Extract per-image features across frequency, color, and texture domains. Generate comprehensive feature vectors for each sample.

### Feature Family I: Frequency & Spectrum Analysis (FFT)

In [14]:
def compute_fft_features(image):
    gray = cv2.cvtColor((image * 255).astype(np.uint8), cv2.COLOR_RGB2GRAY)
    gray = gray.astype(np.float32) / 255.0

    fft2 = np.fft.fft2(gray)
    fshift = np.fft.fftshift(fft2)
    magnitude_spectrum = np.abs(fshift) ** 2

    rows, cols = gray.shape
    crow, ccol = rows // 2, cols // 2
    y, x = np.ogrid[:rows, :cols]
    radius = np.sqrt((x - ccol) ** 2 + (y - crow) ** 2).astype(np.int32)

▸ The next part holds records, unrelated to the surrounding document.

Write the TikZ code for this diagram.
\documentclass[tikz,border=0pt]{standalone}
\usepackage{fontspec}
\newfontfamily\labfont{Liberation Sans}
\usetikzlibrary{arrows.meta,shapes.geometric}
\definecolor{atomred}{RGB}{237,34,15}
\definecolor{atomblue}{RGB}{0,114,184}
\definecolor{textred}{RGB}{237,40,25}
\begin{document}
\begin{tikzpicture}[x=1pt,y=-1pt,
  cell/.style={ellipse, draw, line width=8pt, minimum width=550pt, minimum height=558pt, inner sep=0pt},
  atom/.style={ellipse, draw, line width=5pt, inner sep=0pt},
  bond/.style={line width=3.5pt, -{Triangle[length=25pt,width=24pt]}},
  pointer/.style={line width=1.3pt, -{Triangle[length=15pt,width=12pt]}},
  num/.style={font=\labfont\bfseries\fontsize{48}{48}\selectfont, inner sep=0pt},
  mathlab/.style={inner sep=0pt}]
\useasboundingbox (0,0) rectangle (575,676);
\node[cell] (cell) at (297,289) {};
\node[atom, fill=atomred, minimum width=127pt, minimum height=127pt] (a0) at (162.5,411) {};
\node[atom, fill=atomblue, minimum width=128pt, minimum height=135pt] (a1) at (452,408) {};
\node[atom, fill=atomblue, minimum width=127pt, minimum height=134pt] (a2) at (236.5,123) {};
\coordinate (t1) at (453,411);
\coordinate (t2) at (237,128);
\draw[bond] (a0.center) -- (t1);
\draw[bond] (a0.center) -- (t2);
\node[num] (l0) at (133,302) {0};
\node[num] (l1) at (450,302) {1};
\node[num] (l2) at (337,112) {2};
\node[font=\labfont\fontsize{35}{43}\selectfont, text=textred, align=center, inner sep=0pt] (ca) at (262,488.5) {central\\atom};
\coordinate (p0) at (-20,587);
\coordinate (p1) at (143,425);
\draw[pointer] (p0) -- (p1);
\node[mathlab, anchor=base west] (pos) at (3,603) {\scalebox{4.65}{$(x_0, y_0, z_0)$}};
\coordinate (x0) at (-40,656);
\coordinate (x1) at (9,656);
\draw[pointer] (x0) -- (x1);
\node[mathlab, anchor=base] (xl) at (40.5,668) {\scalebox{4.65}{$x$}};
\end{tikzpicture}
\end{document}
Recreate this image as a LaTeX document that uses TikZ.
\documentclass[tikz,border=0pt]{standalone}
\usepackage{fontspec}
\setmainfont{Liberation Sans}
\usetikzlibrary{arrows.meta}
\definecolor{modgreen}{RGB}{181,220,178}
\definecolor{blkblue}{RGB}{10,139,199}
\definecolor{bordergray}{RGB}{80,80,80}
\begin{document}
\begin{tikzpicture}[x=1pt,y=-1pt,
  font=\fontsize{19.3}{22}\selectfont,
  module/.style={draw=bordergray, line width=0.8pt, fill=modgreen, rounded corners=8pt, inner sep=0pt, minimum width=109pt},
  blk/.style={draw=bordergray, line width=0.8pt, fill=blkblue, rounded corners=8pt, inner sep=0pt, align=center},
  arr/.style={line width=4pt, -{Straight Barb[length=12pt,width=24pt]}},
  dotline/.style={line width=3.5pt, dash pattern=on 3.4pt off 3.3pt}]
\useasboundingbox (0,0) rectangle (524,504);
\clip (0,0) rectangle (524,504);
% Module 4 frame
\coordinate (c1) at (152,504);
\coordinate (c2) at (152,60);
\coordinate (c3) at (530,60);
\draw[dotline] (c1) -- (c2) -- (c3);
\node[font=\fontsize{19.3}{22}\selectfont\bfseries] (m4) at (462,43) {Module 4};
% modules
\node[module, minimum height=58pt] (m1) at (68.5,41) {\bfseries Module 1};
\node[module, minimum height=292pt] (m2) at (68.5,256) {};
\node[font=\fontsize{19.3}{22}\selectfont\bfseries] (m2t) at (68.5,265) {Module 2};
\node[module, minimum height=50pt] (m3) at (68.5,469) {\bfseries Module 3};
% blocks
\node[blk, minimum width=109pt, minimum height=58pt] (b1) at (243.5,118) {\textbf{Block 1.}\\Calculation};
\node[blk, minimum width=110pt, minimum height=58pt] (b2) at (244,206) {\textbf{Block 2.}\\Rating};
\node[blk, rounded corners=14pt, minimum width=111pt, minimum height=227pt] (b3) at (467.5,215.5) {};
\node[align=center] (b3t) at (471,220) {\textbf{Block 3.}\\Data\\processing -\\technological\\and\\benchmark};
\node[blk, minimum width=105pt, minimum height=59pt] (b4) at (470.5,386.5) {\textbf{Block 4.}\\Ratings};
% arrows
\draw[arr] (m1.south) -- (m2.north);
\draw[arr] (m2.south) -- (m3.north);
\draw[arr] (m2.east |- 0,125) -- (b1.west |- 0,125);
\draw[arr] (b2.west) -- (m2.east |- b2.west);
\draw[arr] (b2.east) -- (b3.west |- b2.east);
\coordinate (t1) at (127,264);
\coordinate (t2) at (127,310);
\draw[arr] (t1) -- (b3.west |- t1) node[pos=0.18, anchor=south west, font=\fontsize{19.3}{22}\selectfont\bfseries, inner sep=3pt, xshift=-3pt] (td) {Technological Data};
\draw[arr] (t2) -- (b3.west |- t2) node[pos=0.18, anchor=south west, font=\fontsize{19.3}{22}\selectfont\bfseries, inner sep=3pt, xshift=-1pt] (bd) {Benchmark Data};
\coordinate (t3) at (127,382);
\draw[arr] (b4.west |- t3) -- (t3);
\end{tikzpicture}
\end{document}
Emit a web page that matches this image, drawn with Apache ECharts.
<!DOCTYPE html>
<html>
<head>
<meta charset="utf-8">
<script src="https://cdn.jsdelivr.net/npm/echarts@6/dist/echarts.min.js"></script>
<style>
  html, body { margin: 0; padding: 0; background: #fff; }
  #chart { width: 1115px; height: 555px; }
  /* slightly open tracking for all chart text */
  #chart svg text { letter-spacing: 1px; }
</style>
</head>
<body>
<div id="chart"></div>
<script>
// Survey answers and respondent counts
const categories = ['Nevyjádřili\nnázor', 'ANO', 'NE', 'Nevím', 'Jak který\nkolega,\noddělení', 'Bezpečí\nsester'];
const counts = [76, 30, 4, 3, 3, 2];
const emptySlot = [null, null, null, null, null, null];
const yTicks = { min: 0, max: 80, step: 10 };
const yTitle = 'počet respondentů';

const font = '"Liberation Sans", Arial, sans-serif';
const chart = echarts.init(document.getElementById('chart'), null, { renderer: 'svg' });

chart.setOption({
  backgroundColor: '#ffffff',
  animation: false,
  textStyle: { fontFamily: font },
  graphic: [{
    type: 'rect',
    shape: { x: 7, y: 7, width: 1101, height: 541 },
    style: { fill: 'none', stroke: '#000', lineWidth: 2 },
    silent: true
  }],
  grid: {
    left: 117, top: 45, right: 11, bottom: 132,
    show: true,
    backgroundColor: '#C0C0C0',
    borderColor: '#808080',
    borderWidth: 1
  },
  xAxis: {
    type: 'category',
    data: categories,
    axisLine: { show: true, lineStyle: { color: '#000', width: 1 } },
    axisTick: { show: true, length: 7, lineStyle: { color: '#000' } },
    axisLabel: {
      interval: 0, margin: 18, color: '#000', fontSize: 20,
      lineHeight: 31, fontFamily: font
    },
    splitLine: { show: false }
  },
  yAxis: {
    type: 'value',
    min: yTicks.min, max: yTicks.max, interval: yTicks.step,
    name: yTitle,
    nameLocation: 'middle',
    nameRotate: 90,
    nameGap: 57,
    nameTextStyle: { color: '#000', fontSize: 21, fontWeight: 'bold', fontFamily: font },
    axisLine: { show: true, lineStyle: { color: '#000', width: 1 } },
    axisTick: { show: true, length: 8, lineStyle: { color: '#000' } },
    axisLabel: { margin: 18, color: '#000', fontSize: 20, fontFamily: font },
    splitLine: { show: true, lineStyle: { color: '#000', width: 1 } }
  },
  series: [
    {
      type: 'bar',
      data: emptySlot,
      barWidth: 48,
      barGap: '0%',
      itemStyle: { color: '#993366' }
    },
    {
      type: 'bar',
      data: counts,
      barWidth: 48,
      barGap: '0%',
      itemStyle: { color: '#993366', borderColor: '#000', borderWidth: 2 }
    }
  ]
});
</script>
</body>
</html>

    radial_profile = np.bincount(radius.ravel(), magnitude_spectrum.ravel()) / np.bincount(radius.ravel())
    radial_profile = radial_profile[1:]

    radial_power_spectrum_mean = np.mean(radial_profile)

    freqs = np.arange(1, len(radial_profile) + 1)
    log_freqs = np.log(freqs)
    log_power = np.log(radial_profile + 1e-8)
    slope, intercept, _, _, _ = linregress(log_freqs, log_power)
    spectral_slope = slope

    spectral_flatness = gmean(radial_profile + 1e-8) / (np.mean(radial_profile) + 1e-8)

    cutoff = len(radial_profile) // 3
    high_freq_energy = np.sum(radial_profile[-cutoff:])
    total_energy = np.sum(radial_profile)
    high_freq_ratio = high_freq_energy / (total_energy + 1e-8)

    return {
        'radial_power_spectrum_mean': radial_power_spectrum_mean,
        'spectral_slope': spectral_slope,
        'spectral_flatness': spectral_flatness,
        'high_freq_ratio': high_freq_ratio
    }


## Tabular Dataset Creation

In [15]:
fft_feature_list = []

for img in tqdm(X, desc="Extracting features"):
    features = compute_fft_features(img)
    fft_feature_list.append(list(features.values()))

fft_features = np.array(fft_feature_list)

print(f"FFT features shape: {fft_features.shape}")

Extracting features: 100%|██████████| 1000/1000 [00:04<00:00, 222.67it/s]

FFT features shape: (1000, 4)